Market Changes Under Tariff Influence
The introduction of new tariffs has led to a decline in stock prices for major automakers. US companies like General Motors and Ford experienced drops of 5–8% in early trading. European and Asian manufacturers also saw declines, with shares of Valeo, Stellantis, and Volkswagen falling by 6.6–9%, and Toyota, Nissan, and Honda by over 5%.
Ford Strengthens Domestic Production
Ford is countering the impact of tariffs by relying on its strong domestic production. It has the largest manufacturing footprint with a substantial unionized workforce in the US, prominently producing the F-150 model. Ford plans a two-to-three-month adaptation period and is focusing on its EV strategy with an affordable lineup by 2027.

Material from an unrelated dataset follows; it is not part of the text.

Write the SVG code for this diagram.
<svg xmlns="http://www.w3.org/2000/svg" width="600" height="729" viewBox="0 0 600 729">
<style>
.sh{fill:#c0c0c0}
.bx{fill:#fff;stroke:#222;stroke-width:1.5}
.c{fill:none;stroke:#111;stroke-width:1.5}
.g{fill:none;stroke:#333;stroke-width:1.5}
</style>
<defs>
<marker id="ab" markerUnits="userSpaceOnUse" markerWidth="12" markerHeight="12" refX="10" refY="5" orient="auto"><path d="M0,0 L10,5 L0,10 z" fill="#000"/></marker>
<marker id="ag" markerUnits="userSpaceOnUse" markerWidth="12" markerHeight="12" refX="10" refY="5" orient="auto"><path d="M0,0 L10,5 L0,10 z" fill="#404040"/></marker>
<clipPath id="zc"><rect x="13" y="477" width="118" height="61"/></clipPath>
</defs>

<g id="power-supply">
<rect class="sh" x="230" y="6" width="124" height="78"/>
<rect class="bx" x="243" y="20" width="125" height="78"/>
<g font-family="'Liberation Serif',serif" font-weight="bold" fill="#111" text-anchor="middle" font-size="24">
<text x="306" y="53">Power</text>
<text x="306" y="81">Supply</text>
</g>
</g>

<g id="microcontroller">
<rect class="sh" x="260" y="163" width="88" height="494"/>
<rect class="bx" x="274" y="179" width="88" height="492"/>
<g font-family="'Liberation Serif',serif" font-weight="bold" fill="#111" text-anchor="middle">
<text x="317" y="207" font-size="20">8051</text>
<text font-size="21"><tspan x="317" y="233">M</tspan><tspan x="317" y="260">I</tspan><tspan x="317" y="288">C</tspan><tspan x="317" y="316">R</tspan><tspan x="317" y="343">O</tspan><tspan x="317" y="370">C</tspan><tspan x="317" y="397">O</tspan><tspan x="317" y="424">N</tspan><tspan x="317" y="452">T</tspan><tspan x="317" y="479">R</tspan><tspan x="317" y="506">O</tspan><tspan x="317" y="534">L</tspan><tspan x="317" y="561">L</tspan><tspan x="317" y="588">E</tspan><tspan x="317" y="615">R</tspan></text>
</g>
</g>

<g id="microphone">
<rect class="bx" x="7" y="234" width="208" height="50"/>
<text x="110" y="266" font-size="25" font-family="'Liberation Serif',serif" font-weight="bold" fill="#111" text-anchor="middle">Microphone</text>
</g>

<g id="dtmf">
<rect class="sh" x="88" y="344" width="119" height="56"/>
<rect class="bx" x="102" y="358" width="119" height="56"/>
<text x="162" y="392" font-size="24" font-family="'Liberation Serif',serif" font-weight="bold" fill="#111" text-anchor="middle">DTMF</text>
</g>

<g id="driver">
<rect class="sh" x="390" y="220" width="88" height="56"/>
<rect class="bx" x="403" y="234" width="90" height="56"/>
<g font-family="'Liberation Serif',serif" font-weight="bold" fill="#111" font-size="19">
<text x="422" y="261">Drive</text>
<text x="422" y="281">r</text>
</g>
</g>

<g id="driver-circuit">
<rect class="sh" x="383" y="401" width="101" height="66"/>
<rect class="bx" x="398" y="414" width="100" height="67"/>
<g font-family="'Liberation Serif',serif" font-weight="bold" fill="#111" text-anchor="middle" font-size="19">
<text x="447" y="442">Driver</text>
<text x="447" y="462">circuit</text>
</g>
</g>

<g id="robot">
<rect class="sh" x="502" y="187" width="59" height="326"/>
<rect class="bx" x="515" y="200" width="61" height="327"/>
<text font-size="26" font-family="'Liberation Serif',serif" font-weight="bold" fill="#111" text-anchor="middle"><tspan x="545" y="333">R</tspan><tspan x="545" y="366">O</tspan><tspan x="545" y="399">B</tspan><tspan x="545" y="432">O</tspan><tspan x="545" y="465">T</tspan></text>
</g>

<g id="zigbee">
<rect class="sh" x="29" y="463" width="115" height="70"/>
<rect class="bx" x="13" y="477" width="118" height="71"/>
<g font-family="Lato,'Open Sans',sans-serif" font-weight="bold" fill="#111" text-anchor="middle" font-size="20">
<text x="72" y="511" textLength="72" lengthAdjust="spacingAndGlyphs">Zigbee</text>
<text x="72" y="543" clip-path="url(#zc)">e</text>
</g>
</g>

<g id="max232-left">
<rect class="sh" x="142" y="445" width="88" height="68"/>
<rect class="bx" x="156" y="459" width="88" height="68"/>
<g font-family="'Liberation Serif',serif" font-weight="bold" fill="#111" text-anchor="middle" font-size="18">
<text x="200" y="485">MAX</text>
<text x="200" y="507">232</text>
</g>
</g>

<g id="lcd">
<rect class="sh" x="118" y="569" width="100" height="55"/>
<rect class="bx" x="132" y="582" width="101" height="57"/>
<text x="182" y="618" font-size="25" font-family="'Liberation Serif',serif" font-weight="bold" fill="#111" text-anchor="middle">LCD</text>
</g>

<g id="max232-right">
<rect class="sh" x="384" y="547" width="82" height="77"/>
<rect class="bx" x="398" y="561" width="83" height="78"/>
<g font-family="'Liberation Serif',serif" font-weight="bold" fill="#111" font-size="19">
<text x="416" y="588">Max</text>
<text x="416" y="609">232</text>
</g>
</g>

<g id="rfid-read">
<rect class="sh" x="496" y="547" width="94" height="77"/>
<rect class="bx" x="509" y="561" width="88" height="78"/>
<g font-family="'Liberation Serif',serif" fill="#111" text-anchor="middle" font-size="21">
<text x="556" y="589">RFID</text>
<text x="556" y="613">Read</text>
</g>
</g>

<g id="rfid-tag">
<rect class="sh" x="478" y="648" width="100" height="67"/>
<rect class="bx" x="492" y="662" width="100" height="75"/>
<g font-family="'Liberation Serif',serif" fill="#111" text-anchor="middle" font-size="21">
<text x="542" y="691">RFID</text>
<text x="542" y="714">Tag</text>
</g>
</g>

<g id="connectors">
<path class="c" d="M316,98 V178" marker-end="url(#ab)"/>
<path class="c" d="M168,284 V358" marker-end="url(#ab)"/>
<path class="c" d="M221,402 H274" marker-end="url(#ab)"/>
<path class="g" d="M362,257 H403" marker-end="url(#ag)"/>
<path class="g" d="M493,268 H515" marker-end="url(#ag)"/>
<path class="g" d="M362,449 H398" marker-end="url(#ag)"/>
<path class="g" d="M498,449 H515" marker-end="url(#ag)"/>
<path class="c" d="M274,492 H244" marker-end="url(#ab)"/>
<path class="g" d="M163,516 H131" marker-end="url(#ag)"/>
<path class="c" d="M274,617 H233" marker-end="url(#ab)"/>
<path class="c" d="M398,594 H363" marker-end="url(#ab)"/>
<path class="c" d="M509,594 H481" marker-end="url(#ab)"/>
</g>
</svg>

Long-term Impacts on the Auto Industry
The tariff policy is expected to have significant effects on the global automotive industry, causing supply chain disruptions and price increases. Nations like Canada and Mexico are threatening retaliatory measures, and the EU is preparing proportional responses. Economic forecasts suggest a decline in EU exports, raising risks of a trade war.
The new US tariffs create uncertainty and necessitate strategic shifts in the global automotive industry. Ford, relying on domestic capabilities, hopes to mitigate impacts and maintain market positions.